** Provided information **
┄┄┄┄┄┄┄┄┄┄┄┄┄┄┄┄┄┄┄┄

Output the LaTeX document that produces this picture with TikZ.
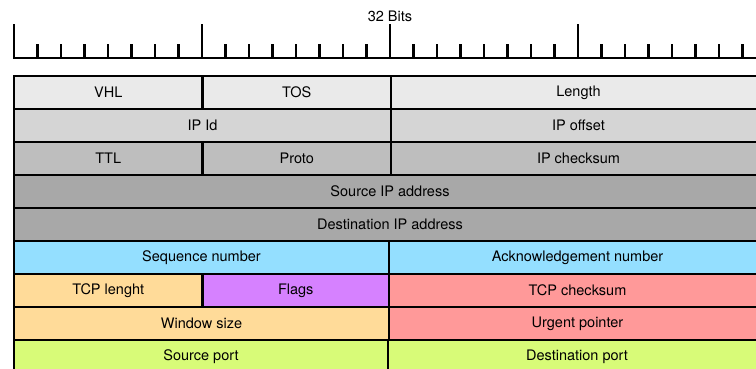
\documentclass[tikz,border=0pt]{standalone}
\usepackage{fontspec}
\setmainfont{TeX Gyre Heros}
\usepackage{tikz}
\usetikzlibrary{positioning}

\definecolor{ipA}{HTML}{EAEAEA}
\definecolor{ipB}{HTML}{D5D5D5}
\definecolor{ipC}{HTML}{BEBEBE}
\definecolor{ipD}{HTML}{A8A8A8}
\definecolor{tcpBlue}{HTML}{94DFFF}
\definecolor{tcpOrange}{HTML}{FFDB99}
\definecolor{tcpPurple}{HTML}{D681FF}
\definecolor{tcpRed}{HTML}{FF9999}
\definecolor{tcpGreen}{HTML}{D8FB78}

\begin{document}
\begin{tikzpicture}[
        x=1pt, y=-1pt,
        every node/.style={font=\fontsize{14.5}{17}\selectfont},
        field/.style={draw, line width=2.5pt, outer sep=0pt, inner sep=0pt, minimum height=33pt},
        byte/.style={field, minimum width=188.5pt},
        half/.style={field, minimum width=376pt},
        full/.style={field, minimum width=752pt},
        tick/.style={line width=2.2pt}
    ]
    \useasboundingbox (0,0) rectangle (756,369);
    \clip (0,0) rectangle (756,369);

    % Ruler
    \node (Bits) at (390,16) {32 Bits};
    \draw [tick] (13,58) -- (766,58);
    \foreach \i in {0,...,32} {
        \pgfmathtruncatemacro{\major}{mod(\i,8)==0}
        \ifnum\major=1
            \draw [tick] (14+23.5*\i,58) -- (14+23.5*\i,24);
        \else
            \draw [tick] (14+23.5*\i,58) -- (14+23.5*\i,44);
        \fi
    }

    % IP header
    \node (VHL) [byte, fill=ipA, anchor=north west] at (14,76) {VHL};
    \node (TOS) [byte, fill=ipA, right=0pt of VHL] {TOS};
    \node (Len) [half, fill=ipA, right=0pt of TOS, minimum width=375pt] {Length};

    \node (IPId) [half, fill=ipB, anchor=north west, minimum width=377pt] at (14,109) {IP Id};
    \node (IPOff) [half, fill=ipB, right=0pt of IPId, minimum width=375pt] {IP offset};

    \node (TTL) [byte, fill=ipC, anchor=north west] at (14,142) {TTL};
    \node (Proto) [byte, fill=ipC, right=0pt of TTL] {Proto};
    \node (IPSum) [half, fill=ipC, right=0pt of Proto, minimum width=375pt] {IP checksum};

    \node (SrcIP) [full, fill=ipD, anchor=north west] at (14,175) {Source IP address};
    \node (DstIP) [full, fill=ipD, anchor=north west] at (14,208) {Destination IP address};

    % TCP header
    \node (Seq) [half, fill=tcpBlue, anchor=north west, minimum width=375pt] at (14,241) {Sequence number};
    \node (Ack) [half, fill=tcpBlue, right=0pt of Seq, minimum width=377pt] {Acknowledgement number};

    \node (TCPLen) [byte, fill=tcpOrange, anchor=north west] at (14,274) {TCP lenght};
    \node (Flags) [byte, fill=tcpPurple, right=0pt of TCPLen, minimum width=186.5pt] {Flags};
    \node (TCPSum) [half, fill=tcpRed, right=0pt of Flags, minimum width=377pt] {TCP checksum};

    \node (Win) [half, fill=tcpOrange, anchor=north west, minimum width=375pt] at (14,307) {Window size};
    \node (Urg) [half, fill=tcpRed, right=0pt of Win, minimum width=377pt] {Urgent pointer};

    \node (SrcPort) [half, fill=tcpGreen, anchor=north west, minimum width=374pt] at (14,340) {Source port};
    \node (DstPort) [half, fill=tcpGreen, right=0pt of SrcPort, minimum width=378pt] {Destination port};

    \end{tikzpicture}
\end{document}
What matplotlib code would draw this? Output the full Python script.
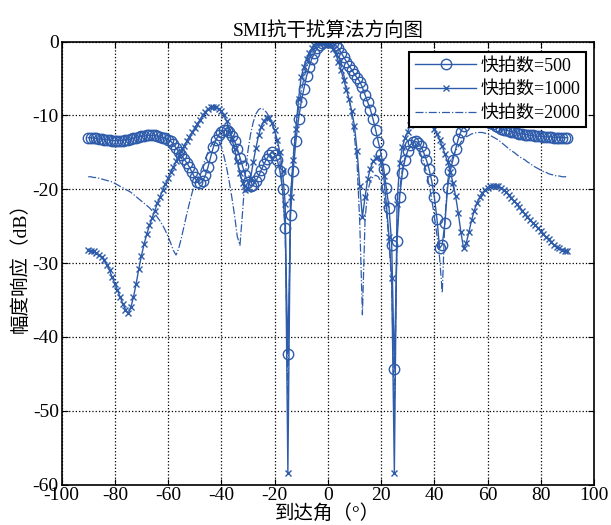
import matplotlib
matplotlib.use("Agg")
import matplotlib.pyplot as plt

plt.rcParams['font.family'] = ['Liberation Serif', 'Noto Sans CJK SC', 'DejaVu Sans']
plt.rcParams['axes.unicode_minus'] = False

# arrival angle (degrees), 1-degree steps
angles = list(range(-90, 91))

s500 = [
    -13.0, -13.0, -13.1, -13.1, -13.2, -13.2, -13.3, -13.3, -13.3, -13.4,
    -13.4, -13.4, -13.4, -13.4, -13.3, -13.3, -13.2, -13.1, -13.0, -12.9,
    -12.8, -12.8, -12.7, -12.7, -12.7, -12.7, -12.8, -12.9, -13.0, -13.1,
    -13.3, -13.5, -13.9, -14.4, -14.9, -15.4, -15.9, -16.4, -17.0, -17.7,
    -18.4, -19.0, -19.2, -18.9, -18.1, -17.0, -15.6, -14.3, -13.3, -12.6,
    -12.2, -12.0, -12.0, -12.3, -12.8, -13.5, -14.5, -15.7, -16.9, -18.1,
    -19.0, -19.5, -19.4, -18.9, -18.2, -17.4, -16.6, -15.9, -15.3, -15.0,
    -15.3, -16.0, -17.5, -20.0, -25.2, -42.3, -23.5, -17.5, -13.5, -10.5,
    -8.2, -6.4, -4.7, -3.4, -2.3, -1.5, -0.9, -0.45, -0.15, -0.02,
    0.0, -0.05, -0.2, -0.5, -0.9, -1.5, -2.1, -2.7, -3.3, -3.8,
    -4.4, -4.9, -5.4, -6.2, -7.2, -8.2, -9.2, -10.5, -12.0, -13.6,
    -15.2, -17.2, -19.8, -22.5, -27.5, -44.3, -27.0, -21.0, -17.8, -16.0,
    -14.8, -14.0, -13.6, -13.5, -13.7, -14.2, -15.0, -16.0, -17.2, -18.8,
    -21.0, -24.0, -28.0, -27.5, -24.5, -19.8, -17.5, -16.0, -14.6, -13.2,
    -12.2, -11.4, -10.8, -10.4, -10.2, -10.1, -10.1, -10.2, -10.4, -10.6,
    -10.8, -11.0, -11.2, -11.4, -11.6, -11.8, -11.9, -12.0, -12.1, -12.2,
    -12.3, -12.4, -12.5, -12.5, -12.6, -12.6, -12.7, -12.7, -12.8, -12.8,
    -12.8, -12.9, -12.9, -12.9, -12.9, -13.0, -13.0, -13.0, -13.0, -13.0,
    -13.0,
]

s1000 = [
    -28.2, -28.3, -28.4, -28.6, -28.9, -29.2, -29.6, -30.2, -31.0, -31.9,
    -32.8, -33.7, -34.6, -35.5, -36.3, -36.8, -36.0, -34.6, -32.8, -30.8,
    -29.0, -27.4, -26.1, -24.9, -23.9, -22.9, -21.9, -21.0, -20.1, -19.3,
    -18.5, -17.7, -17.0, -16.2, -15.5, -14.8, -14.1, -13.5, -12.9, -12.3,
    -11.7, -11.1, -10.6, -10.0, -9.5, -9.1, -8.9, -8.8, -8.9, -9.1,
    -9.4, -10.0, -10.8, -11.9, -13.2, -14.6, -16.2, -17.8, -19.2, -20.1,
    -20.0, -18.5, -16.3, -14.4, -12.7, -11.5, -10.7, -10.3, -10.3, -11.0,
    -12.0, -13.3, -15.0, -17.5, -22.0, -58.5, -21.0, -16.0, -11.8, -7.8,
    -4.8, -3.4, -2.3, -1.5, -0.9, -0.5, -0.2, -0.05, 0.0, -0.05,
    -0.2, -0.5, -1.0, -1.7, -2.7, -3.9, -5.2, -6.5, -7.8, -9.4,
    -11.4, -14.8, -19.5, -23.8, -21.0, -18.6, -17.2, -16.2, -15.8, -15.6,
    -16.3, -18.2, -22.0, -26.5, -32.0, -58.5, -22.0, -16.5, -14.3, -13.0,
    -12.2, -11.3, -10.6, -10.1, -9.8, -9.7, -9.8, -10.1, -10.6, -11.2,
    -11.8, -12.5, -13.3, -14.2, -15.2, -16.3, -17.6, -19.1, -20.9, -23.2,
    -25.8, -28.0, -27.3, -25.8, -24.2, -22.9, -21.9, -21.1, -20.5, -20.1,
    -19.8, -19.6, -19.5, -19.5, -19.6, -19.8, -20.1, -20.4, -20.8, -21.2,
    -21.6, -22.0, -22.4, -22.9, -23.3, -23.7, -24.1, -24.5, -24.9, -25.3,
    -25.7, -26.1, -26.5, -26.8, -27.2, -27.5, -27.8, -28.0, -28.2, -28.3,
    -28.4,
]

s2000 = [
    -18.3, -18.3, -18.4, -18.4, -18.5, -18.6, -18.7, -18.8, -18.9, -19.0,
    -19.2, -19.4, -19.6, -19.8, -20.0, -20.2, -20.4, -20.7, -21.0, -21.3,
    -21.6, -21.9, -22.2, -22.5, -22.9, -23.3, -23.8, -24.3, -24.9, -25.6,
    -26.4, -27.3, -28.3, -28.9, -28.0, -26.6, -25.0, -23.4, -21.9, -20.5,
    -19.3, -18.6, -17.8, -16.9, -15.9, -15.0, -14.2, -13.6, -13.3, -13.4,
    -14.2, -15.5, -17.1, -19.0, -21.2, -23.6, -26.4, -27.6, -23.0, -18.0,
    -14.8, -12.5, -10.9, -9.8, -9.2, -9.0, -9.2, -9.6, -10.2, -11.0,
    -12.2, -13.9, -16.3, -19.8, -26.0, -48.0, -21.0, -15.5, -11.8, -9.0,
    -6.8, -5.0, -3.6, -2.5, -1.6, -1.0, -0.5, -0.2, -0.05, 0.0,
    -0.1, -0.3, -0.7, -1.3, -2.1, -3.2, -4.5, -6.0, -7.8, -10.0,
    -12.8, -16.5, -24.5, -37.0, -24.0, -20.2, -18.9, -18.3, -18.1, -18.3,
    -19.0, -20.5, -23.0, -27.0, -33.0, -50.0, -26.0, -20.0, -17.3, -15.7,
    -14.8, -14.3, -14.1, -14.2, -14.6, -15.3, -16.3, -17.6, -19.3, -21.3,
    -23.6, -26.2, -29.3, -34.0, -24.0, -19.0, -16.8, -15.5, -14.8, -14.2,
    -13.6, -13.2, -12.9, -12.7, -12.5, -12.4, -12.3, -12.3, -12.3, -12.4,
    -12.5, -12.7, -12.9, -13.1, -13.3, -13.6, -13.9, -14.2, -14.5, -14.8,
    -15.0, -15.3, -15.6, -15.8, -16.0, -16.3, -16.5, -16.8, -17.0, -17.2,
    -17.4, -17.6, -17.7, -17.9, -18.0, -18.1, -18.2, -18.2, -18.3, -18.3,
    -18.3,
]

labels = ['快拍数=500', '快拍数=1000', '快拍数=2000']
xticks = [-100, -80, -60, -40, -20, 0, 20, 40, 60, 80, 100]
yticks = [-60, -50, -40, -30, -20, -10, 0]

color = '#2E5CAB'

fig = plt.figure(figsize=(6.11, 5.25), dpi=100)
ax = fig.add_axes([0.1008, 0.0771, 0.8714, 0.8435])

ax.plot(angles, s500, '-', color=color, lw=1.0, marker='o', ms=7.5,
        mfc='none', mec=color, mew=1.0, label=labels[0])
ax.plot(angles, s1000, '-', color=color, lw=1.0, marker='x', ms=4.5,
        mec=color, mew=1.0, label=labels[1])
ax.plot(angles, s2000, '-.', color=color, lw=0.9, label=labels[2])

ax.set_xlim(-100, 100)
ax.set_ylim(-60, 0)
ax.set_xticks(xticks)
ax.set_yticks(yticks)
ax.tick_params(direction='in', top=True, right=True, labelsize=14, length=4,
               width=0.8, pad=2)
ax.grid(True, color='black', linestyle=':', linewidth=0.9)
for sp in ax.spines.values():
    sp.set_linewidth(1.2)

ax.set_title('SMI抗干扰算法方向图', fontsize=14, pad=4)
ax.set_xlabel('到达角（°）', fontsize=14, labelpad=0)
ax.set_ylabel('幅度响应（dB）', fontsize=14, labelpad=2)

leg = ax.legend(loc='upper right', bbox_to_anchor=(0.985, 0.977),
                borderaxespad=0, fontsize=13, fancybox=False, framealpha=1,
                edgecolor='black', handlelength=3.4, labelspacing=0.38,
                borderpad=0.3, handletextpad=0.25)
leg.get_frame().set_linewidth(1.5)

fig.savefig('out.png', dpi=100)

┄┄┄┄┄┄┄┄┄┄┄┄┄┄┄┄┄┄┄┄

** Required task **
Return each line with "this".

** Solution to the exercise **
Output the LaTeX document that produces this picture with TikZ.
What matplotlib code would draw this? Output the full Python script.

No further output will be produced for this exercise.